Question: That is why you proposed to exclude Moscow from the G8… By the way, it was not for the first time. At the same time, you continued calling yourself “Russia’s best friend.” Isn’t this self-contradictory?
Tom Lantos: I have proposed expelling your country from the G8 precisely because I have a deep affection for Russia. It is possible to say that I am Russia’s best friend in Congress. And friends should be candid. That is why I’m saying openly that Russia is no longer a democratic country. All power has been concentrated in the hands of one person, the justice system wholly depends on the state authorities, the Duma’s decisions are simply reflection of the Kremlin’s designs, independent candidates cannot run for parliament, regional leaders are appointed from above, the press is not free, television shows only what the government wants it to show.

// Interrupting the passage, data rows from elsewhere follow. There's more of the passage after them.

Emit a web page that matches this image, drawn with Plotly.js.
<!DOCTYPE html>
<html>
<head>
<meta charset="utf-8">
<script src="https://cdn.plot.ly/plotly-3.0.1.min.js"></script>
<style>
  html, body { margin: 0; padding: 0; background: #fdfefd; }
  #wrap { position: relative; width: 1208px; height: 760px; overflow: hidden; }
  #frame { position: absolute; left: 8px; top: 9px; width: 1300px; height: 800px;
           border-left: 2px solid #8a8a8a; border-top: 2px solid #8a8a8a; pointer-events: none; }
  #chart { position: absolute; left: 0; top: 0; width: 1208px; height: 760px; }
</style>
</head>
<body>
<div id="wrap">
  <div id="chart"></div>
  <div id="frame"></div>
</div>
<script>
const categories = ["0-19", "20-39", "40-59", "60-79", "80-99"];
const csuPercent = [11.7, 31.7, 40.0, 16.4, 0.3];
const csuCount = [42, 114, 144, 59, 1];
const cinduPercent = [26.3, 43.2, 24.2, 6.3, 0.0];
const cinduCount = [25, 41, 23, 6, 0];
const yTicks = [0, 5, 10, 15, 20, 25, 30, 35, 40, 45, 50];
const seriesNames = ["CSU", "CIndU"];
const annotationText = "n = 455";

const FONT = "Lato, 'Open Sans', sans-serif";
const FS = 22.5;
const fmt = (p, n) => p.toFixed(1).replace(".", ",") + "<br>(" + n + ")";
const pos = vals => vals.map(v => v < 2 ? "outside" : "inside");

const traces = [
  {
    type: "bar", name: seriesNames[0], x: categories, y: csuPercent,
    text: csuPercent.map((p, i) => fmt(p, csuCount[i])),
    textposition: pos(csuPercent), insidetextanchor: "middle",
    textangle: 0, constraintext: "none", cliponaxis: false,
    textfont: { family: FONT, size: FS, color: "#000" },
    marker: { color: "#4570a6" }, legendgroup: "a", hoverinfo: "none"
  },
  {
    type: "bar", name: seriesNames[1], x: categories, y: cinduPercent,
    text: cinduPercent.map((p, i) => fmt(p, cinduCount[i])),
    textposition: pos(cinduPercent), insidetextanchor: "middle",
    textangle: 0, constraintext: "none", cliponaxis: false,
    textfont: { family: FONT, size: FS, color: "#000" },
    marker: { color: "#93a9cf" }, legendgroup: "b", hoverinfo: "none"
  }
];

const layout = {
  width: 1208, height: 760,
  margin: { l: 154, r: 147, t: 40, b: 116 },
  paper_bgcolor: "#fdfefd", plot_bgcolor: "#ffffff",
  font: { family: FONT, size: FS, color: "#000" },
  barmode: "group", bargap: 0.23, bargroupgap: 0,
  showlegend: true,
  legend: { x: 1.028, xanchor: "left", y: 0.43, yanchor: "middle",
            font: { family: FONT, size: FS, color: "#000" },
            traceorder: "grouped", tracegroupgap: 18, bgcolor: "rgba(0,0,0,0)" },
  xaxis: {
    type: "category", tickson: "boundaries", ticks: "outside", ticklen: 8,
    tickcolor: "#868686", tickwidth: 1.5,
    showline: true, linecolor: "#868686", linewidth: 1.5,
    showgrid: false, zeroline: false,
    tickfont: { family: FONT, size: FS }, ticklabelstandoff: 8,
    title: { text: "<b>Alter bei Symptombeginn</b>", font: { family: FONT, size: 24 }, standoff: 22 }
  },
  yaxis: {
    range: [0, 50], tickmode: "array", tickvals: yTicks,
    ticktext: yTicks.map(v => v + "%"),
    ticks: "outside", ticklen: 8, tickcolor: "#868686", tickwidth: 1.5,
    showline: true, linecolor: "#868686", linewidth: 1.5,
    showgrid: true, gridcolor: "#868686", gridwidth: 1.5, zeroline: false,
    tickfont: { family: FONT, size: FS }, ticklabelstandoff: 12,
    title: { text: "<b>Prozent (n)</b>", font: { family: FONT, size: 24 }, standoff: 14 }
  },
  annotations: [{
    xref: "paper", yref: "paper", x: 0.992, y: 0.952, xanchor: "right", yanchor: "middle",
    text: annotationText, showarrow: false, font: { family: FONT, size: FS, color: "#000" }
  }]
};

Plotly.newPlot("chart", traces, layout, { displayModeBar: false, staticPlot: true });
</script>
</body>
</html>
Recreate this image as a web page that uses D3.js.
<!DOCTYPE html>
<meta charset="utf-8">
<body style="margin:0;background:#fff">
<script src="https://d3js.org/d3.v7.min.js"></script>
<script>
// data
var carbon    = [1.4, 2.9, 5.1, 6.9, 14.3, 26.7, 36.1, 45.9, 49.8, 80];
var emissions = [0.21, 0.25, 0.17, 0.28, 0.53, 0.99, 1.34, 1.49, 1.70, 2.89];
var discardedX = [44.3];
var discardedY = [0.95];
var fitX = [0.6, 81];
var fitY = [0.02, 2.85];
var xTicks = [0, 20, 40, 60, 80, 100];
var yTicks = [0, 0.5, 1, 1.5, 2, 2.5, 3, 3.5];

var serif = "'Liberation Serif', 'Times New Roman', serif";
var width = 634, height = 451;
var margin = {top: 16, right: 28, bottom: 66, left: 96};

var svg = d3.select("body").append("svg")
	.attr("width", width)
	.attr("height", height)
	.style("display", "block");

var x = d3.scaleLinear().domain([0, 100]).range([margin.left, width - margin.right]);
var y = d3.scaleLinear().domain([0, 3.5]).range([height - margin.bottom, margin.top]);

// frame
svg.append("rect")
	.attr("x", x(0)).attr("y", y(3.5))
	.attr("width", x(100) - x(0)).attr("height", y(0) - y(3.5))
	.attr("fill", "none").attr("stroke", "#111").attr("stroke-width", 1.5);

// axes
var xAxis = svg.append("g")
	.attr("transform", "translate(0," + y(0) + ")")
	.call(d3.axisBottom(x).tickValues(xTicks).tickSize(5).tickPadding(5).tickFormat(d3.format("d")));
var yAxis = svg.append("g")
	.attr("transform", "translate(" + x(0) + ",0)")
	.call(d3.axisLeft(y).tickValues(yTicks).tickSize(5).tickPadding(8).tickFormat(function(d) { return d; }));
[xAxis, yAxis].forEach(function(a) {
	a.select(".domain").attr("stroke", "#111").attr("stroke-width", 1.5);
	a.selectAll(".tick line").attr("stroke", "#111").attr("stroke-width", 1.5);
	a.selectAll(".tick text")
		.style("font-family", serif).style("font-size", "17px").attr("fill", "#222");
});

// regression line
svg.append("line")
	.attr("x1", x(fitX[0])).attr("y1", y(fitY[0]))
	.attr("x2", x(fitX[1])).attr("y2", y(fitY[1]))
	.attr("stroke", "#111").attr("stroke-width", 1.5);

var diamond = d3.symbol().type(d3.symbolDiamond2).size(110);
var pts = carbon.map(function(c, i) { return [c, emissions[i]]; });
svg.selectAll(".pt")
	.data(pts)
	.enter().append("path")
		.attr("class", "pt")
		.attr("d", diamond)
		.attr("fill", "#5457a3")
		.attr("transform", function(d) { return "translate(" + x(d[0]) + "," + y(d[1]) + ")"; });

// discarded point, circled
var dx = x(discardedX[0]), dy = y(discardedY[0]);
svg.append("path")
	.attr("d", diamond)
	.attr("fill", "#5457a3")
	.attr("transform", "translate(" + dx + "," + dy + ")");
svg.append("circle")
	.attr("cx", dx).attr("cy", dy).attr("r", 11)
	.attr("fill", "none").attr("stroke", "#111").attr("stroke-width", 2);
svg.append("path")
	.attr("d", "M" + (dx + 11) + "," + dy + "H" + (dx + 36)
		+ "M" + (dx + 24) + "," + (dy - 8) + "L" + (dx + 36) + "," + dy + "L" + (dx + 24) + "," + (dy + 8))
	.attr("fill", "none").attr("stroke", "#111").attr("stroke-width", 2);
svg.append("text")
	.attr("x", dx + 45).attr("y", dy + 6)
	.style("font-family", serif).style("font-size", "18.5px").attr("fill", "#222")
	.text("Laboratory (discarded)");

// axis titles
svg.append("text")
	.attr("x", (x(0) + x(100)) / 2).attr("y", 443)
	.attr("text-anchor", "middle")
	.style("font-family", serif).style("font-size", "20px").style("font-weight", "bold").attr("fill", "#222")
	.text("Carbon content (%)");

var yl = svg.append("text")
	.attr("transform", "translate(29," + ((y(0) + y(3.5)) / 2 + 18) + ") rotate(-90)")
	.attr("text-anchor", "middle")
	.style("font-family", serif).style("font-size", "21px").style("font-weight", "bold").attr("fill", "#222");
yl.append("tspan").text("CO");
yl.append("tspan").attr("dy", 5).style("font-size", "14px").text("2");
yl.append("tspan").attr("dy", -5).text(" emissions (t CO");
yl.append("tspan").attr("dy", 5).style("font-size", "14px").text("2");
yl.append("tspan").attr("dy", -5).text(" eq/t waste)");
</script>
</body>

Russia has become a bureaucratic society managed by the siloviki. We cannot pretend any longer that your country is like Canada and Britain. It would be hypocrisy. But that was not always so. We used to invite Boris Yeltsin to G7 meetings, and it was a sign politeness and respect. Then we invited him as a member of the organization. But at that time Russia was really developing towards democracy. However, at present it is moving in the opposite direction.

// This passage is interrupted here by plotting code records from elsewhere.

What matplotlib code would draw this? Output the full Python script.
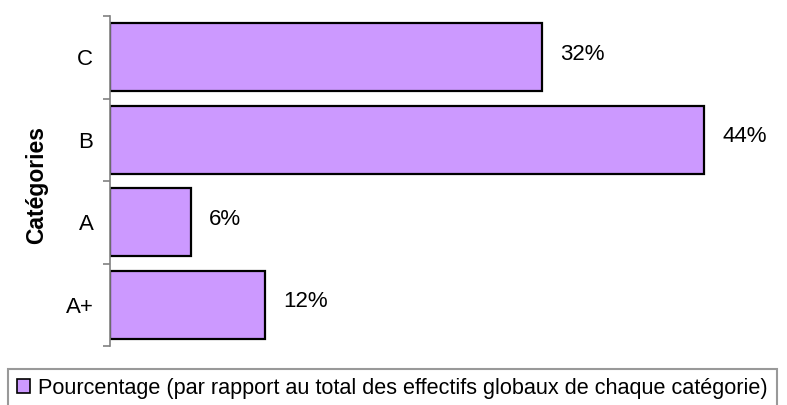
import matplotlib
matplotlib.use("Agg")
import matplotlib.pyplot as plt
from matplotlib.patches import Patch

categories = ["A+", "A", "B", "C"]
values = [11.5, 6.0, 44.0, 32.0]
labels = ["12%", "6%", "44%", "32%"]
series_name = "Pourcentage (par rapport au total des effectifs globaux de chaque catégorie)"

plt.rcParams['font.family'] = ['Liberation Sans', 'DejaVu Sans']

W, H = 787, 405
fig = plt.figure(figsize=(W / 100, H / 100), dpi=100)
ax = fig.add_axes([110 / W, 1 - 346 / H, 675 / W, 330 / H])

color = "#cc99ff"
ypos = list(range(len(categories)))
ax.barh(ypos, values, height=0.82, color=color, edgecolor="black", linewidth=1.6)

for y, v, lab in zip(ypos, values, labels):
    ax.annotate(lab, (v, y), xytext=(13, 2), textcoords="offset points",
                ha="left", va="center", fontsize=16)

ax.set_xlim(0, 50)
ax.set_ylim(-0.5, len(categories) - 0.5)
ax.set_yticks(ypos)
ax.set_yticklabels(categories, fontsize=16)
ax.set_yticks([i - 0.5 for i in range(len(categories) + 1)], minor=True)
ax.tick_params(axis="y", which="major", length=0, pad=12)
ax.tick_params(axis="y", which="minor", length=5, color="#808080", width=1.2)
ax.set_xticks([])
for s in ["top", "right", "bottom"]:
    ax.spines[s].set_visible(False)
ax.spines["left"].set_color("#808080")
ax.spines["left"].set_linewidth(1.2)

fig.text(37 / W, 1 - 185 / H, "Catégories", rotation=90, fontsize=16.5,
         fontweight="bold", ha="center", va="center")

handle = Patch(facecolor=color, edgecolor="black", linewidth=1.2)
leg = fig.legend([handle], [series_name], loc="upper left",
                 bbox_to_anchor=(8 / W, 1 - 369 / H), fontsize=15.6,
                 frameon=True, fancybox=False, borderaxespad=0,
                 handlelength=0.6, handleheight=0.6, handletextpad=0.4,
                 borderpad=0.4)
frame = leg.get_frame()
frame.set_edgecolor("#808080")
frame.set_linewidth(1.5)

fig.savefig("out.png", dpi=100)
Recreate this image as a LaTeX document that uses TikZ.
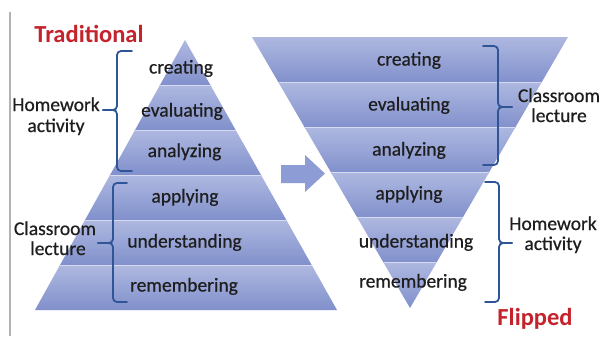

Question: How does this influence the relationships between the United States and Russia?
Tom Lantos: We deal with both democratic and non-democratic regimes. Our cooperation with Russia as been fruitful. I mean counteraction to international terror and solution of the North Korea problem. We fought against fascism together despite the fact that Stalin was a dictator.
Question: What about those who fought against us then and continues taking pride in it now? In the Baltic States marches of Nazis are organized and are attended by parliamentarians and ministers. Being the only Congressman who experienced Holocaust, what do you think about it?
Tom Lantos: I was sent to a concentration camp when I was 16, and my mother died in Auschwitz… Yet this does not prevent me from having warm relations with the governments of Germany, Austria, and the Baltic states. Of course, every time I come to Estonia or Latvia, I strongly denounce the actions of pro-fascist citizens. But to criticize the governments because such people live in their states would be the same as criticizing Putin for skinhead gangs in Russia.
Question: In an interview with Izvestia in January 2003, you promised to make every effort to repeal the Jackson-Vanik amendment for Russia. Why didn’t this happen?
Tom Lantos: Russia is displeased with the Jackson-Vanik amendment – but I, for example, am displeased with the fact that Russia supplies weapons to Syria and nuclear technologies to Iran. Yes, in the past I wanted to repeal this amendment for Russia. Not now. If anyone proposes this issue in Congress, I would strongly object. Russia is too far from the democratic state model at present.
Question: Do you mean the model the United States tried to set up in Ukraine during the “orange revolution”?
Tom Lantos: We try to assist all democratic forces around the globe. We did the same in Ukraine, while President Putin offered support to non-democratic movements. We are very pleased that the democrats won. I wish other countries from North Korea to Syria started being democratic too.
Question: However, the United States does not speak much about lack of democracy in Uzbekistan, which is its ally. It also keeps a low profile regarding Turkmenistan, while the regime of Saparmurat Niyazov is quite comparable with the Pyongyang regime. Isn’t this a “selective democratization”?
Tom Lantos: This is not so. We are aware that different countries require different terms for their democratization. The United States simply chooses where and when it will support democratic processes.